Exercise:
Among the entries below, extract exactly the lines that run from the one with "Clone this chart in matplotlib." through the one with "fig = plt.figure(figsize=(6.05, 3.87), dpi=100)", both ends included.

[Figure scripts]
--------------------------------

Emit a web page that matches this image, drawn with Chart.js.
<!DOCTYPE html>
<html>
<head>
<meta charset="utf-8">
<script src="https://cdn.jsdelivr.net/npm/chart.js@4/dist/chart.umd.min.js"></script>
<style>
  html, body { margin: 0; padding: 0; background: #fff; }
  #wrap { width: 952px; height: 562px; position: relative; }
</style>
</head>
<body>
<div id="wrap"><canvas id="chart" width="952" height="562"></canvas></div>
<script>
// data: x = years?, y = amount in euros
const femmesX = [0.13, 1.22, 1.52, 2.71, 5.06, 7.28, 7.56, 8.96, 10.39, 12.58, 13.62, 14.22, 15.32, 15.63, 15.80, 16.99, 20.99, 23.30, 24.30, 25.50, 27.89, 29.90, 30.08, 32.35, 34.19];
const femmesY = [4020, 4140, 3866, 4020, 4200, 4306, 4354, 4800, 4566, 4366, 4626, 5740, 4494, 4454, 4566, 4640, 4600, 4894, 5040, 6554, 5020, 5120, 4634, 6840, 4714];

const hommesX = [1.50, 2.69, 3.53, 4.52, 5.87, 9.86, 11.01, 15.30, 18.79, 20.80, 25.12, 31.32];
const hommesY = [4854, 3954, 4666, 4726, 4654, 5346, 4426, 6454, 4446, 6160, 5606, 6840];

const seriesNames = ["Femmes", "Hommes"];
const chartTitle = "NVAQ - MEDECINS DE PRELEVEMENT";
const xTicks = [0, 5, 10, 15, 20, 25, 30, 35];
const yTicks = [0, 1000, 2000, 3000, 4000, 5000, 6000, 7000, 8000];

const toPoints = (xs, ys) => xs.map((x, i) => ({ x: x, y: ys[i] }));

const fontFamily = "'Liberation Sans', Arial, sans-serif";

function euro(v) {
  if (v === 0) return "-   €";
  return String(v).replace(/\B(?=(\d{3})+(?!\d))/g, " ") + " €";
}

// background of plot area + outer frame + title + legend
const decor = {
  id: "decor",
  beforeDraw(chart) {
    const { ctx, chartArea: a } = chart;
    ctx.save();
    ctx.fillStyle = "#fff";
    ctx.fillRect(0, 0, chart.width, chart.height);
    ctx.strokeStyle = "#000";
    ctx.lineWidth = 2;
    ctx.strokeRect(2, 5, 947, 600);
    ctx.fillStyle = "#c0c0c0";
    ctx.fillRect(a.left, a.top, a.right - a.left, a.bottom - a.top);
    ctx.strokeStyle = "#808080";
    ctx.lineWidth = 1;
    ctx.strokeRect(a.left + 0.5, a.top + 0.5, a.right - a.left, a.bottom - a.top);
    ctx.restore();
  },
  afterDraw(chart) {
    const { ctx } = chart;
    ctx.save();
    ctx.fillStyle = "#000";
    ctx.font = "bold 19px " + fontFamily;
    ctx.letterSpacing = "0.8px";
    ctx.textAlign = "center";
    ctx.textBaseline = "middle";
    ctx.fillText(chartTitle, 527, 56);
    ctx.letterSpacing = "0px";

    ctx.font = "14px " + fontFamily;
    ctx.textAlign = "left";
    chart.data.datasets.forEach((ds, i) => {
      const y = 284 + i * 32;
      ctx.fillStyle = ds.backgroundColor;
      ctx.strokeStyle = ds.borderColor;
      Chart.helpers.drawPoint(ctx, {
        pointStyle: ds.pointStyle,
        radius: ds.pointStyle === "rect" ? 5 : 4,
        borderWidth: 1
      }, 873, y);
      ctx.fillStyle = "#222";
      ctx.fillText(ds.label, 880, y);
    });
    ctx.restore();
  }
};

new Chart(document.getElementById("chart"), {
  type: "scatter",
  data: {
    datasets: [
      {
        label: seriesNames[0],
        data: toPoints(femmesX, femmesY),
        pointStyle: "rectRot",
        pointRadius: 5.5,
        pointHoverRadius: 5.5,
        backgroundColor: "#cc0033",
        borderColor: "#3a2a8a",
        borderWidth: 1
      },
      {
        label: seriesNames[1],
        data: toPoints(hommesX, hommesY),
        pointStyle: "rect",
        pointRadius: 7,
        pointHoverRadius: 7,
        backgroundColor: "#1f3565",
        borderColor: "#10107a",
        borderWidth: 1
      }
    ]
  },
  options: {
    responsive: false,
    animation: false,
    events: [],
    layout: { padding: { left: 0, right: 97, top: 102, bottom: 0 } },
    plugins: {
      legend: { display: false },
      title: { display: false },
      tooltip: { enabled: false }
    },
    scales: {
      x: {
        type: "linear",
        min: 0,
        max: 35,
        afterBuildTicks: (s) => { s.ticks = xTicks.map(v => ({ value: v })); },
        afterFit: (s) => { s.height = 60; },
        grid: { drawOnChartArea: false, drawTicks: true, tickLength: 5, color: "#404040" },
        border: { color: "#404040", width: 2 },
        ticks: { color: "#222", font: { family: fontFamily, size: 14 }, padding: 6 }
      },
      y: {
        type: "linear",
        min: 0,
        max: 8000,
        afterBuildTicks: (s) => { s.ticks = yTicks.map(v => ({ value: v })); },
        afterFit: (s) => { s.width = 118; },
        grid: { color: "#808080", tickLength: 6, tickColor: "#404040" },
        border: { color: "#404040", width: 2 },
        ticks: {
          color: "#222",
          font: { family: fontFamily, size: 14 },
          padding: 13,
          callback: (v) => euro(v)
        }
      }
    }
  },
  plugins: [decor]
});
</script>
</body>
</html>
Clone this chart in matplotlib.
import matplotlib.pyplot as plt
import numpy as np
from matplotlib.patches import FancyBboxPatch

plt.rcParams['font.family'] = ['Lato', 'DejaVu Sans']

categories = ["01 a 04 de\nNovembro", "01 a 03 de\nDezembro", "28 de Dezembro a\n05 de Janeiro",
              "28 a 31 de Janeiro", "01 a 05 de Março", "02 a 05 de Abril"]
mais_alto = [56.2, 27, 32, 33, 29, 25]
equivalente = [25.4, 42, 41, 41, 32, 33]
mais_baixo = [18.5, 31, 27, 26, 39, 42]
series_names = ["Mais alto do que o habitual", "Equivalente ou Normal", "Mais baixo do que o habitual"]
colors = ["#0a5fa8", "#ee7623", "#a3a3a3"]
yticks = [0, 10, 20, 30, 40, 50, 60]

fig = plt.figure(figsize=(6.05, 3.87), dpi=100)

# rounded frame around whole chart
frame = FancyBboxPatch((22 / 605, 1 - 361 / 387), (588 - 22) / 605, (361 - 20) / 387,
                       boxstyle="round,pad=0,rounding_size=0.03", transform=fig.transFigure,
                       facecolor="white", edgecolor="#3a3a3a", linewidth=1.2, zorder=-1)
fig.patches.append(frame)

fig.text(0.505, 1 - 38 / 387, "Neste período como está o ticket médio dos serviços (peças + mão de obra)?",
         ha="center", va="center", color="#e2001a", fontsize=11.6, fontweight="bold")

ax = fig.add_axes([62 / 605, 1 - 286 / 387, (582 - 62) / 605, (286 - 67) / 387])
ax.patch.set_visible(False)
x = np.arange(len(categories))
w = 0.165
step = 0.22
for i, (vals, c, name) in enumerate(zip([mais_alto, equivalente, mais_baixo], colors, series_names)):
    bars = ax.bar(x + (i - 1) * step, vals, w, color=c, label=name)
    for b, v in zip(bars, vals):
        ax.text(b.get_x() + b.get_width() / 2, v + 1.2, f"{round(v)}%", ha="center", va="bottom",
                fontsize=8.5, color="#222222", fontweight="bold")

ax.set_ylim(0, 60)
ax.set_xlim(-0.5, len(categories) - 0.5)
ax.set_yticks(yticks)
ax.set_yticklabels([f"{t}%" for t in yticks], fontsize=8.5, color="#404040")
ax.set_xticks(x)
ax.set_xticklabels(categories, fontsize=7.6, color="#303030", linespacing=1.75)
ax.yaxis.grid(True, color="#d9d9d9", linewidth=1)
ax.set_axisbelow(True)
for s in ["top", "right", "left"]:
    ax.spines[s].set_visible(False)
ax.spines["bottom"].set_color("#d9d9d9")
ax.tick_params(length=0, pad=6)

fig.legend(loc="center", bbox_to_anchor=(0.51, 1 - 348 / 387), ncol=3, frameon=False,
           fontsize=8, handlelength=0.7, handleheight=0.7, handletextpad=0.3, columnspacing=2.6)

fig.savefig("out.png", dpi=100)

--------------------------------

Finished exercise:
Clone this chart in matplotlib.
import matplotlib.pyplot as plt
import numpy as np
from matplotlib.patches import FancyBboxPatch

plt.rcParams['font.family'] = ['Lato', 'DejaVu Sans']

categories = ["01 a 04 de\nNovembro", "01 a 03 de\nDezembro", "28 de Dezembro a\n05 de Janeiro",
              "28 a 31 de Janeiro", "01 a 05 de Março", "02 a 05 de Abril"]
mais_alto = [56.2, 27, 32, 33, 29, 25]
equivalente = [25.4, 42, 41, 41, 32, 33]
mais_baixo = [18.5, 31, 27, 26, 39, 42]
series_names = ["Mais alto do que o habitual", "Equivalente ou Normal", "Mais baixo do que o habitual"]
colors = ["#0a5fa8", "#ee7623", "#a3a3a3"]
yticks = [0, 10, 20, 30, 40, 50, 60]

fig = plt.figure(figsize=(6.05, 3.87), dpi=100)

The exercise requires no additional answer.